SHORT EXERCISE
Restate the data below word for word. Skip any images it contains.

RAW DATA
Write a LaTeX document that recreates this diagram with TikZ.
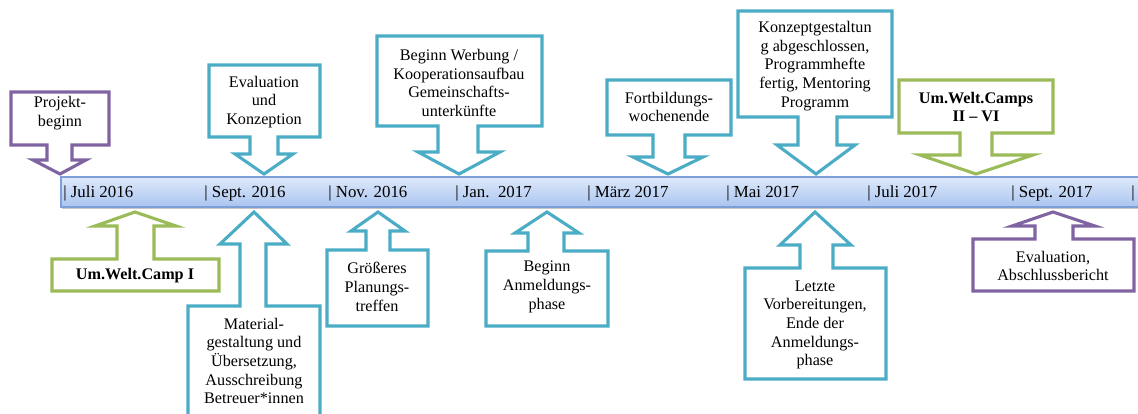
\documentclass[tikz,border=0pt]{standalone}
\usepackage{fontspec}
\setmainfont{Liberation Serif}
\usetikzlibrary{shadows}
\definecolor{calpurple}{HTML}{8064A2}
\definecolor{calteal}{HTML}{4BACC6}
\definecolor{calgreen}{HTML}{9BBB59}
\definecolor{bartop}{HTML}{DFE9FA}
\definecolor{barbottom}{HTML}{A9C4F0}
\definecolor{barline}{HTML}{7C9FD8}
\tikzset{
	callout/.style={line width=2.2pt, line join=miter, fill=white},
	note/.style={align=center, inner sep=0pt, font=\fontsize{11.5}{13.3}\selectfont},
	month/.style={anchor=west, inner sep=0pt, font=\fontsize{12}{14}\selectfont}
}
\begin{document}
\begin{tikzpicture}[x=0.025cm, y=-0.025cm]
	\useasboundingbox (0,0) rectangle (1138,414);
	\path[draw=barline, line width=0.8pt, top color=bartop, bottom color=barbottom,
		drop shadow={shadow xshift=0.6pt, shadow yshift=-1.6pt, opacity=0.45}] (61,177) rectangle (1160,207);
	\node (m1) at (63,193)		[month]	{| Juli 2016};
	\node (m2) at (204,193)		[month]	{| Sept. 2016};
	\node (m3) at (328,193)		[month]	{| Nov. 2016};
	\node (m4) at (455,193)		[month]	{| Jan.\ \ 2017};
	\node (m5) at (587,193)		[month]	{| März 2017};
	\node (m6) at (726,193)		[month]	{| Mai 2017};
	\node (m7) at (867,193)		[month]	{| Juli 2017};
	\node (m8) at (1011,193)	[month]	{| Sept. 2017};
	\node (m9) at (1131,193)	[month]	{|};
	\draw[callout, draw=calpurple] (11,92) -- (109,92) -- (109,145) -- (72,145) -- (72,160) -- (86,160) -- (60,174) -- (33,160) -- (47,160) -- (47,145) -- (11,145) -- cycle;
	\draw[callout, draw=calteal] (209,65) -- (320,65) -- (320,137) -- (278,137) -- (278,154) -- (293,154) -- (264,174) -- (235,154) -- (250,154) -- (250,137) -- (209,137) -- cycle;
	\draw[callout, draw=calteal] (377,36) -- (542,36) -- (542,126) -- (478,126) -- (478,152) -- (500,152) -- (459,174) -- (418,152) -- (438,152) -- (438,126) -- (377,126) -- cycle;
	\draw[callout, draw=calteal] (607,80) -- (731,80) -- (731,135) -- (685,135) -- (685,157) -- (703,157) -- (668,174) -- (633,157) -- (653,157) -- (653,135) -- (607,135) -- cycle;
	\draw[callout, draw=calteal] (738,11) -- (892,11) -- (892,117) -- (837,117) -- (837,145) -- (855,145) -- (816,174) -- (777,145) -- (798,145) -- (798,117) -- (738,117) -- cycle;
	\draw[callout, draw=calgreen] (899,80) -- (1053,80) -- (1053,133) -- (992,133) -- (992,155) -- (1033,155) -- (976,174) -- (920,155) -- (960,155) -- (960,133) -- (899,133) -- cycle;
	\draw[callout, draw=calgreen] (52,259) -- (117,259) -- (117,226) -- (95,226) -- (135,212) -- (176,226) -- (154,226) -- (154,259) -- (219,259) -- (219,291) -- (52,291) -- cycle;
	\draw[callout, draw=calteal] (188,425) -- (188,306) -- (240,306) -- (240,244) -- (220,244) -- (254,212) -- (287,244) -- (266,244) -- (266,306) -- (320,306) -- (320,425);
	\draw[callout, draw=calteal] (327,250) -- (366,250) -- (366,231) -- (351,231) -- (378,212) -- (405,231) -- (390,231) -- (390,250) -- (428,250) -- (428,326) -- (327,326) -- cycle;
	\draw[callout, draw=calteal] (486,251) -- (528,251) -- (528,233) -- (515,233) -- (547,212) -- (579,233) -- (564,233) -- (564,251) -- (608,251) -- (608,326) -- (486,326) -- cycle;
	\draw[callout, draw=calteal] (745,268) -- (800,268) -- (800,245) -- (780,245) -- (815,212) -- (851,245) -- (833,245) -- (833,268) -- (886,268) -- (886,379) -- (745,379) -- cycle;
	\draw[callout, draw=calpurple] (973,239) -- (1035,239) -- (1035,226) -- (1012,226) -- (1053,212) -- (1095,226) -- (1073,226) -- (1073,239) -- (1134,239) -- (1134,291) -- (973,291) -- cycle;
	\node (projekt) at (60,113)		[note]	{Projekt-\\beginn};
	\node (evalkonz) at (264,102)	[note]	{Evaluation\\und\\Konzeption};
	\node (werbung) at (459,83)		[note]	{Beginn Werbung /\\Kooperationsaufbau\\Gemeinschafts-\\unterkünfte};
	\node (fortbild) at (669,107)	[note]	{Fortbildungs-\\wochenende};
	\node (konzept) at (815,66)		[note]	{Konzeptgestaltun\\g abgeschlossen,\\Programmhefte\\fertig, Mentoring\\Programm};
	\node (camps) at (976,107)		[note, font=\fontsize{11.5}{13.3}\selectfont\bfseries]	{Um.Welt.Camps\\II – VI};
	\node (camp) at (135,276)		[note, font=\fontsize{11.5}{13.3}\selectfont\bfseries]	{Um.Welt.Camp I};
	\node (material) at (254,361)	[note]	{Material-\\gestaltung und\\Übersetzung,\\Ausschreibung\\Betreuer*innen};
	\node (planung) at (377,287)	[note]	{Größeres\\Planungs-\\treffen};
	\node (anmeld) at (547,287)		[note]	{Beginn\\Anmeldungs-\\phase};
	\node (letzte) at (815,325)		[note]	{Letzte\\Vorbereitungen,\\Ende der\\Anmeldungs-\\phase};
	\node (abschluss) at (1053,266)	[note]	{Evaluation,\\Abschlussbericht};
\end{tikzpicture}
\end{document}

RESULT FOR THIS TASK
Write a LaTeX document that recreates this diagram with TikZ.
\documentclass[tikz,border=0pt]{standalone}
\usepackage{fontspec}
\setmainfont{Liberation Serif}
\usetikzlibrary{shadows}
\definecolor{calpurple}{HTML}{8064A2}
\definecolor{calteal}{HTML}{4BACC6}
\definecolor{calgreen}{HTML}{9BBB59}
\definecolor{bartop}{HTML}{DFE9FA}
\definecolor{barbottom}{HTML}{A9C4F0}
\definecolor{barline}{HTML}{7C9FD8}
\tikzset{
	callout/.style={line width=2.2pt, line join=miter, fill=white},
	note/.style={align=center, inner sep=0pt, font=\fontsize{11.5}{13.3}\selectfont},
	month/.style={anchor=west, inner sep=0pt, font=\fontsize{12}{14}\selectfont}
}
\begin{document}
\begin{tikzpicture}[x=0.025cm, y=-0.025cm]
	\useasboundingbox (0,0) rectangle (1138,414);
	\path[draw=barline, line width=0.8pt, top color=bartop, bottom color=barbottom,
		drop shadow={shadow xshift=0.6pt, shadow yshift=-1.6pt, opacity=0.45}] (61,177) rectangle (1160,207);
	\node (m1) at (63,193)		[month]	{| Juli 2016};
	\node (m2) at (204,193)		[month]	{| Sept. 2016};
	\node (m3) at (328,193)		[month]	{| Nov. 2016};
	\node (m4) at (455,193)		[month]	{| Jan.\ \ 2017};
	\node (m5) at (587,193)		[month]	{| März 2017};
	\node (m6) at (726,193)		[month]	{| Mai 2017};
	\node (m7) at (867,193)		[month]	{| Juli 2017};
	\node (m8) at (1011,193)	[month]	{| Sept. 2017};
	\node (m9) at (1131,193)	[month]	{|};
	\draw[callout, draw=calpurple] (11,92) -- (109,92) -- (109,145) -- (72,145) -- (72,160) -- (86,160) -- (60,174) -- (33,160) -- (47,160) -- (47,145) -- (11,145) -- cycle;
	\draw[callout, draw=calteal] (209,65) -- (320,65) -- (320,137) -- (278,137) -- (278,154) -- (293,154) -- (264,174) -- (235,154) -- (250,154) -- (250,137) -- (209,137) -- cycle;
	\draw[callout, draw=calteal] (377,36) -- (542,36) -- (542,126) -- (478,126) -- (478,152) -- (500,152) -- (459,174) -- (418,152) -- (438,152) -- (438,126) -- (377,126) -- cycle;
	\draw[callout, draw=calteal] (607,80) -- (731,80) -- (731,135) -- (685,135) -- (685,157) -- (703,157) -- (668,174) -- (633,157) -- (653,157) -- (653,135) -- (607,135) -- cycle;
	\draw[callout, draw=calteal] (738,11) -- (892,11) -- (892,117) -- (837,117) -- (837,145) -- (855,145) -- (816,174) -- (777,145) -- (798,145) -- (798,117) -- (738,117) -- cycle;
	\draw[callout, draw=calgreen] (899,80) -- (1053,80) -- (1053,133) -- (992,133) -- (992,155) -- (1033,155) -- (976,174) -- (920,155) -- (960,155) -- (960,133) -- (899,133) -- cycle;
	\draw[callout, draw=calgreen] (52,259) -- (117,259) -- (117,226) -- (95,226) -- (135,212) -- (176,226) -- (154,226) -- (154,259) -- (219,259) -- (219,291) -- (52,291) -- cycle;
	\draw[callout, draw=calteal] (188,425) -- (188,306) -- (240,306) -- (240,244) -- (220,244) -- (254,212) -- (287,244) -- (266,244) -- (266,306) -- (320,306) -- (320,425);
	\draw[callout, draw=calteal] (327,250) -- (366,250) -- (366,231) -- (351,231) -- (378,212) -- (405,231) -- (390,231) -- (390,250) -- (428,250) -- (428,326) -- (327,326) -- cycle;
	\draw[callout, draw=calteal] (486,251) -- (528,251) -- (528,233) -- (515,233) -- (547,212) -- (579,233) -- (564,233) -- (564,251) -- (608,251) -- (608,326) -- (486,326) -- cycle;
	\draw[callout, draw=calteal] (745,268) -- (800,268) -- (800,245) -- (780,245) -- (815,212) -- (851,245) -- (833,245) -- (833,268) -- (886,268) -- (886,379) -- (745,379) -- cycle;
	\draw[callout, draw=calpurple] (973,239) -- (1035,239) -- (1035,226) -- (1012,226) -- (1053,212) -- (1095,226) -- (1073,226) -- (1073,239) -- (1134,239) -- (1134,291) -- (973,291) -- cycle;
	\node (projekt) at (60,113)		[note]	{Projekt-\\beginn};
	\node (evalkonz) at (264,102)	[note]	{Evaluation\\und\\Konzeption};
	\node (werbung) at (459,83)		[note]	{Beginn Werbung /\\Kooperationsaufbau\\Gemeinschafts-\\unterkünfte};
	\node (fortbild) at (669,107)	[note]	{Fortbildungs-\\wochenende};
	\node (konzept) at (815,66)		[note]	{Konzeptgestaltun\\g abgeschlossen,\\Programmhefte\\fertig, Mentoring\\Programm};
	\node (camps) at (976,107)		[note, font=\fontsize{11.5}{13.3}\selectfont\bfseries]	{Um.Welt.Camps\\II – VI};
	\node (camp) at (135,276)		[note, font=\fontsize{11.5}{13.3}\selectfont\bfseries]	{Um.Welt.Camp I};
	\node (material) at (254,361)	[note]	{Material-\\gestaltung und\\Übersetzung,\\Ausschreibung\\Betreuer*innen};
	\node (planung) at (377,287)	[note]	{Größeres\\Planungs-\\treffen};
	\node (anmeld) at (547,287)		[note]	{Beginn\\Anmeldungs-\\phase};
	\node (letzte) at (815,325)		[note]	{Letzte\\Vorbereitungen,\\Ende der\\Anmeldungs-\\phase};
	\node (abschluss) at (1053,266)	[note]	{Evaluation,\\Abschlussbericht};
\end{tikzpicture}
\end{document}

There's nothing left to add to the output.